* PROVIDED ENTRIES *
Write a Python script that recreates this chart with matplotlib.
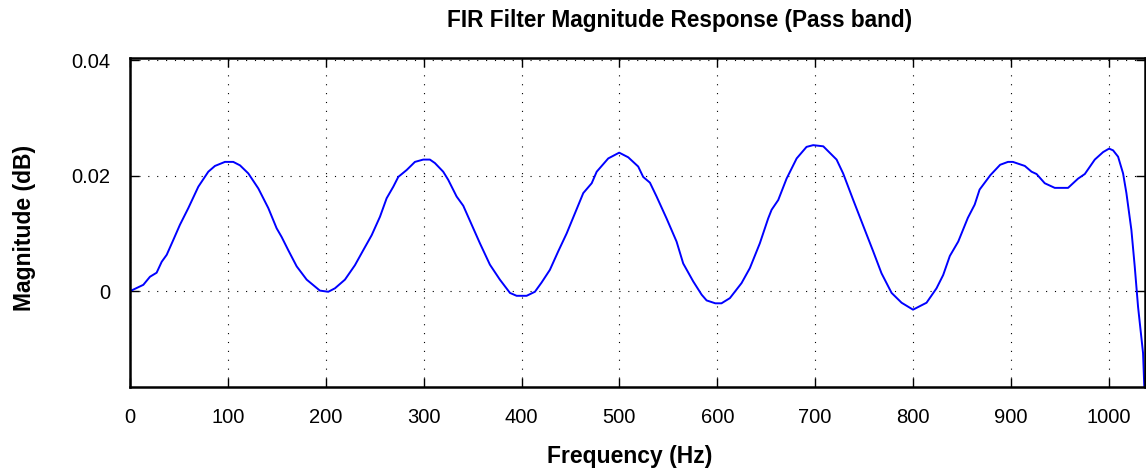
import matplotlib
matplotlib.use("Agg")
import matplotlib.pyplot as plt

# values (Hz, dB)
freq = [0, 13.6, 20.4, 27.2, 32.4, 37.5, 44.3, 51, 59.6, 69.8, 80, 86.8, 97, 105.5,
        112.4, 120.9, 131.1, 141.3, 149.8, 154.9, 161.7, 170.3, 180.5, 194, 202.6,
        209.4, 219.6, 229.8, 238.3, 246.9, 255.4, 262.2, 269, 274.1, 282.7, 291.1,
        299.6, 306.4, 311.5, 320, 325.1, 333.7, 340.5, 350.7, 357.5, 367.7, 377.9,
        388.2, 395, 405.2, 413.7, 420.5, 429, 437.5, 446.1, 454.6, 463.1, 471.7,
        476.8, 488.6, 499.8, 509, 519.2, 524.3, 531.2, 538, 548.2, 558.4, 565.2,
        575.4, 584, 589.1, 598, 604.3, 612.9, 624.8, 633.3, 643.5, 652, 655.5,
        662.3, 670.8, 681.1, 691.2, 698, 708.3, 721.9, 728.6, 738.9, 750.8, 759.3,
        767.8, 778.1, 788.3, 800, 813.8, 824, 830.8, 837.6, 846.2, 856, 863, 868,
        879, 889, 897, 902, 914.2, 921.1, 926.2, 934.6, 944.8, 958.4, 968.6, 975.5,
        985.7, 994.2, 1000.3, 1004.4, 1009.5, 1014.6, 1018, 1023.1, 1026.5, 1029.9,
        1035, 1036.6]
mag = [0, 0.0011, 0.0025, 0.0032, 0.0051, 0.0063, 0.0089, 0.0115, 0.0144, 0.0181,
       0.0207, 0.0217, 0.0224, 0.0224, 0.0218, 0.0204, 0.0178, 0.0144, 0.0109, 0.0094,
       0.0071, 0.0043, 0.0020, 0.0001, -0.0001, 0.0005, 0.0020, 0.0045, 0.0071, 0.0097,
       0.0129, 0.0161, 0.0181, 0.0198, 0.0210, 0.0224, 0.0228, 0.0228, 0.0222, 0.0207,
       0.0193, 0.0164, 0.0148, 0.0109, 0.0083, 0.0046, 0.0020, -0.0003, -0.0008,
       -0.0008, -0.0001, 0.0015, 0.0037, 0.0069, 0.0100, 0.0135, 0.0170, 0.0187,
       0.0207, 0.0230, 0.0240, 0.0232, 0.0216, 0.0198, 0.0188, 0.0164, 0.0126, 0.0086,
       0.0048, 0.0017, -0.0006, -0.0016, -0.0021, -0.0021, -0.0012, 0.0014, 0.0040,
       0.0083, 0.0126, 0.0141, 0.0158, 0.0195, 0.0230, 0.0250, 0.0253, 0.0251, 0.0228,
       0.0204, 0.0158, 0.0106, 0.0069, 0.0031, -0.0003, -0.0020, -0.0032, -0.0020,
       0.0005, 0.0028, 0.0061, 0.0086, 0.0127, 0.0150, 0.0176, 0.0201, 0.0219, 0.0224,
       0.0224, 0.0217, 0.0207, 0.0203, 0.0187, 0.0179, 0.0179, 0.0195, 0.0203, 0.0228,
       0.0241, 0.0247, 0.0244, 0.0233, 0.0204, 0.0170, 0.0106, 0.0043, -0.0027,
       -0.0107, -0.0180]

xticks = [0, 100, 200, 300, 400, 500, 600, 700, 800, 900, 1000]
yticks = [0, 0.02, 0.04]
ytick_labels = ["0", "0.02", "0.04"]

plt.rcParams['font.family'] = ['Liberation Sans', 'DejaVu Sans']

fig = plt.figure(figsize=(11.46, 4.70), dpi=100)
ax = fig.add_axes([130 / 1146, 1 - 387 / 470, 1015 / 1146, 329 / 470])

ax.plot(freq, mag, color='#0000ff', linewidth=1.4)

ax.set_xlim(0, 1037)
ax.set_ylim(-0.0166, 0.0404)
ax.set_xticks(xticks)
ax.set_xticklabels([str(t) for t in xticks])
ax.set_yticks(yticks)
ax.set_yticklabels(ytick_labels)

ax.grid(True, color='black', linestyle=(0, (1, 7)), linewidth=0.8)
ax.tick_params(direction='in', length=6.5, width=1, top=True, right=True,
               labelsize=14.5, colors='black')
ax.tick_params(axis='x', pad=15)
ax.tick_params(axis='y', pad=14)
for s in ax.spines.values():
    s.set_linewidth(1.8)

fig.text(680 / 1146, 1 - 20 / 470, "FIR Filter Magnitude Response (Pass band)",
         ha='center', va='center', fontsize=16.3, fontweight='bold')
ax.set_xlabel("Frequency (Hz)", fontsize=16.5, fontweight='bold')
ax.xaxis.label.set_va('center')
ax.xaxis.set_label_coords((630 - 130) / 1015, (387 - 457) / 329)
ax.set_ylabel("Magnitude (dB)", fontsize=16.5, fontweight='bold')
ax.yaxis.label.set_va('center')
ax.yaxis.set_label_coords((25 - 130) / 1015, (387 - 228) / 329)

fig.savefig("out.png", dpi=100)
...
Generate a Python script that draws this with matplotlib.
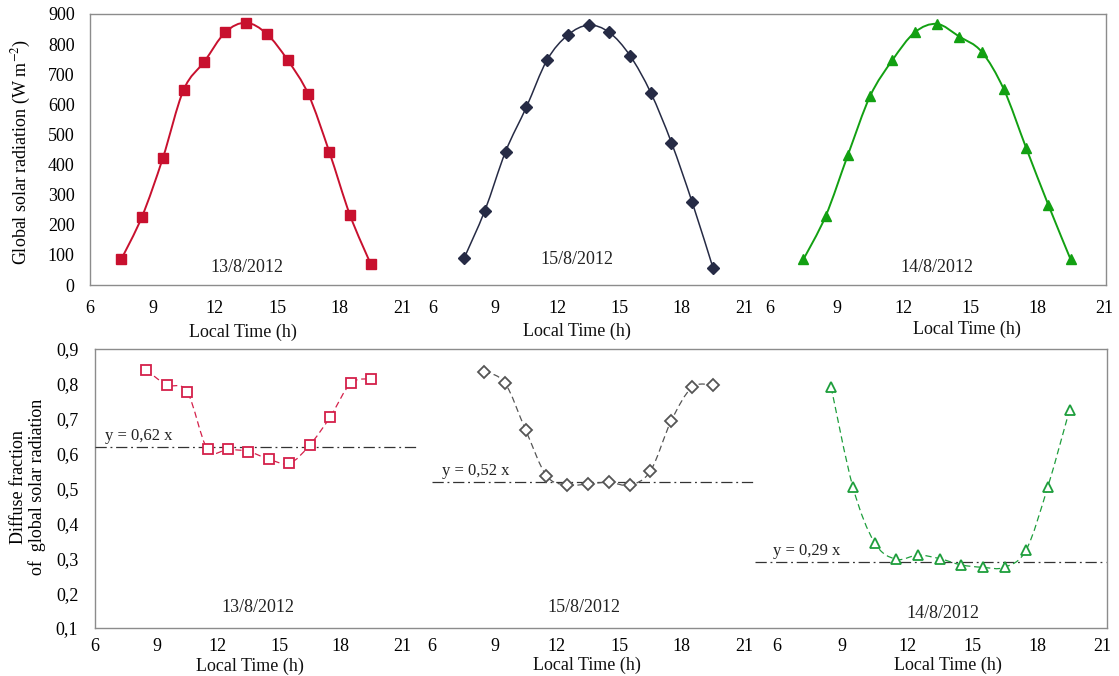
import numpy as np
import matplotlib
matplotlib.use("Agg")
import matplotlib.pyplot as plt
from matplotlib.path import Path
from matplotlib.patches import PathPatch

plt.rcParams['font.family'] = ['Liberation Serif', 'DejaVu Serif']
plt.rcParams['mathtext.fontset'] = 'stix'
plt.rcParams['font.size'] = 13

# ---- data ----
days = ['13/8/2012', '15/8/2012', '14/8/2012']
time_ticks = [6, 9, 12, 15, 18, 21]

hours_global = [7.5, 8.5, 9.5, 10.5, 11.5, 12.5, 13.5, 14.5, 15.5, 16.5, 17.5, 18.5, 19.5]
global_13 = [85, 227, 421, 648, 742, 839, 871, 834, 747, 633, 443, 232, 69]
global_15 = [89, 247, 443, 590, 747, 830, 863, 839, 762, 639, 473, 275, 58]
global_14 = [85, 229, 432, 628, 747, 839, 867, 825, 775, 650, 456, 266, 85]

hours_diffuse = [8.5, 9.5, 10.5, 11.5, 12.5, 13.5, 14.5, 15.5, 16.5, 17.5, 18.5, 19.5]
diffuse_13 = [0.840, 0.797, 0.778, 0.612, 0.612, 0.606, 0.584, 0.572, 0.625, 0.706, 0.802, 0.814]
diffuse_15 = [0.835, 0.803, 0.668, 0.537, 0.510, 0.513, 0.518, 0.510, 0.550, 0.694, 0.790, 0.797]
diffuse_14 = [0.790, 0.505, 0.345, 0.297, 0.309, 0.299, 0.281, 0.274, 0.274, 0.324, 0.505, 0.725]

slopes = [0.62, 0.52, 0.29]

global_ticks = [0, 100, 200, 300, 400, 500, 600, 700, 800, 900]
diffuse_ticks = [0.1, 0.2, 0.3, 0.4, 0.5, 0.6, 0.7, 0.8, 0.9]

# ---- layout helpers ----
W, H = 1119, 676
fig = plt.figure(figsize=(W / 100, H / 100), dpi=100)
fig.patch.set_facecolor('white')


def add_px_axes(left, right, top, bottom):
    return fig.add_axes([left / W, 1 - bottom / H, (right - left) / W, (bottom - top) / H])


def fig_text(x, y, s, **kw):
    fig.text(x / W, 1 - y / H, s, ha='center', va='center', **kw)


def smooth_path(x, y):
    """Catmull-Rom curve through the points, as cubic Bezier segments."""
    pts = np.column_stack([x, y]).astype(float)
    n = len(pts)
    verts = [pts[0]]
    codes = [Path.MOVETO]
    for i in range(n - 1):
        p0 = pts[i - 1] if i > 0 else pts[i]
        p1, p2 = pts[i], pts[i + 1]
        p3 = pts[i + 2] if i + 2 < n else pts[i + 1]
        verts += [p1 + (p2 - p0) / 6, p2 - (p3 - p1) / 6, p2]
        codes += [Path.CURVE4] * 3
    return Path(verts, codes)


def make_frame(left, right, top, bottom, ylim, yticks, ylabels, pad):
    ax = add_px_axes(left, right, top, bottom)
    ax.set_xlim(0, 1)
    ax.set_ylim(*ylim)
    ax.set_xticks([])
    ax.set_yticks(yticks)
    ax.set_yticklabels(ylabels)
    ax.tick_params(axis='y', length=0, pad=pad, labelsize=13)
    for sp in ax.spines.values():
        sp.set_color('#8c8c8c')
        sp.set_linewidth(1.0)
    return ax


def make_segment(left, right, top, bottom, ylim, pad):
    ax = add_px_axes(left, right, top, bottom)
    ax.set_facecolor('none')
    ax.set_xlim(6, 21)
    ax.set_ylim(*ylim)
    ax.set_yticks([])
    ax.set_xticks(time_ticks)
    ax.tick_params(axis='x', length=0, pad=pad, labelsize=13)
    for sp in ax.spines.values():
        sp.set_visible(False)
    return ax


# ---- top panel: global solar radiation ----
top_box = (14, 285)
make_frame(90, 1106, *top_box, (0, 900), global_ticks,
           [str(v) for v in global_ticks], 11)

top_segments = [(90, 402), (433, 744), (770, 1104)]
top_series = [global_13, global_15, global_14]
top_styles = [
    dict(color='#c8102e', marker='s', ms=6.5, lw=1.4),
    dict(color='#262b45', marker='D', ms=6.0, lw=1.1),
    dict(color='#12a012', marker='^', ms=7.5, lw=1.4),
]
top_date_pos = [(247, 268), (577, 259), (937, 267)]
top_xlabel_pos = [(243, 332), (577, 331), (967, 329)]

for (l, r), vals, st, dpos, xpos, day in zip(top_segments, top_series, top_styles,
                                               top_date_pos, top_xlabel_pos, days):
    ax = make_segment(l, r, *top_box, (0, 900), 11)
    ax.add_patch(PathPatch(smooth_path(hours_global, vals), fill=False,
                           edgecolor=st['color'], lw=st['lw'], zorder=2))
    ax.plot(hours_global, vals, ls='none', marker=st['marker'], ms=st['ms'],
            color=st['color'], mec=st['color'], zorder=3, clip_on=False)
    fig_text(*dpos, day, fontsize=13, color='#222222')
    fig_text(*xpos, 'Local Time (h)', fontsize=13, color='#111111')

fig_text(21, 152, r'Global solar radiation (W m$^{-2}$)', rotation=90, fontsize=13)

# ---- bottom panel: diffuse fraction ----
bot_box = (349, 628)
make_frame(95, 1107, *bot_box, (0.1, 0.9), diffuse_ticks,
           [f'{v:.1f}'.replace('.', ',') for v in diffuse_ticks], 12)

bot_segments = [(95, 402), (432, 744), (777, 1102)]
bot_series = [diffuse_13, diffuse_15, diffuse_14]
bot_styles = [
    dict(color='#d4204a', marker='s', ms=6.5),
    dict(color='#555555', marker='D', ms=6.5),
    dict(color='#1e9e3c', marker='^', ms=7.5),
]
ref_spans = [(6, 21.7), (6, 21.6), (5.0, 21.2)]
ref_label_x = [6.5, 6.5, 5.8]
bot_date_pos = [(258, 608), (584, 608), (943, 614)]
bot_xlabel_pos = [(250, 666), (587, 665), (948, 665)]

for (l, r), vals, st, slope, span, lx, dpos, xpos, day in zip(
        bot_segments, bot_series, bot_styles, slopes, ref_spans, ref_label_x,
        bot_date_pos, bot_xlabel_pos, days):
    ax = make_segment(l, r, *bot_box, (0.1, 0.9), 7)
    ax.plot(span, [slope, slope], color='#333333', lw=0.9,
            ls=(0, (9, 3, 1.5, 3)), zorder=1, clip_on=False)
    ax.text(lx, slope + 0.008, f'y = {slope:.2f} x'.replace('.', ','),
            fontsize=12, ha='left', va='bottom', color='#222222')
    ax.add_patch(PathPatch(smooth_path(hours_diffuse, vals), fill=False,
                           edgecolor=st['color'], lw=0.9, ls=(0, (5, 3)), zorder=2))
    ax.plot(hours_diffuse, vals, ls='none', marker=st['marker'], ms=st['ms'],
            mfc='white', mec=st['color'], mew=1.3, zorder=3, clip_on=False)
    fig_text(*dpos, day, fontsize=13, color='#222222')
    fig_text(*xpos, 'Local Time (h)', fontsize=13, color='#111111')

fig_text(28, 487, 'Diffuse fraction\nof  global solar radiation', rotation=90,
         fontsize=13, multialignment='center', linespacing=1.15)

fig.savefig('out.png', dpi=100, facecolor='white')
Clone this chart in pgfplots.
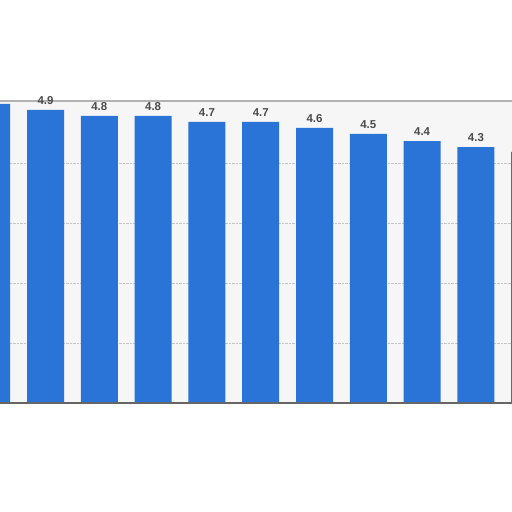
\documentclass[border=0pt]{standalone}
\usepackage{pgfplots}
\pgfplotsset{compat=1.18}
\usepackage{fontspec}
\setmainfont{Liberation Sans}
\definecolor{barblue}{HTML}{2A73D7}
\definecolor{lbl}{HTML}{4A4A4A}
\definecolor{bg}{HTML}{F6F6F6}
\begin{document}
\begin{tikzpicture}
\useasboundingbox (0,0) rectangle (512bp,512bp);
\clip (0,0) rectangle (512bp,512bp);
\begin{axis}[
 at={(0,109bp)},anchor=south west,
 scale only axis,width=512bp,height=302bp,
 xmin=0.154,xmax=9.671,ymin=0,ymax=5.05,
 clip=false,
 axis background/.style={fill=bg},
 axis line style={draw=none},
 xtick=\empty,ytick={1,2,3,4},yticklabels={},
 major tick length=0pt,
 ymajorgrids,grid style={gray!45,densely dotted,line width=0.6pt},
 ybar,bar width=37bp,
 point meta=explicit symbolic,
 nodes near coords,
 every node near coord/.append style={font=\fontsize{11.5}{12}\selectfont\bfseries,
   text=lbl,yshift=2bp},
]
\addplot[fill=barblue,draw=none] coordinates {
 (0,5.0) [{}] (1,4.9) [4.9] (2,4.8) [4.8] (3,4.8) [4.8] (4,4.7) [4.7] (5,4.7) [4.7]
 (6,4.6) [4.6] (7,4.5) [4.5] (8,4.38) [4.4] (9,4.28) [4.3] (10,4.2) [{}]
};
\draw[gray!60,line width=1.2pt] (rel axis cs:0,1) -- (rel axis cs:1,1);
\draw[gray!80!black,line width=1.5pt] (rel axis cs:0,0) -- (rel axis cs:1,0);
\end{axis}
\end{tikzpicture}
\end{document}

* EXERCISE OBJECTIVE *
From the data, collect all lines where the string "this" appears.

* EXERCISE OUTPUT *
Write a Python script that recreates this chart with matplotlib.
Generate a Python script that draws this with matplotlib.
Clone this chart in pgfplots.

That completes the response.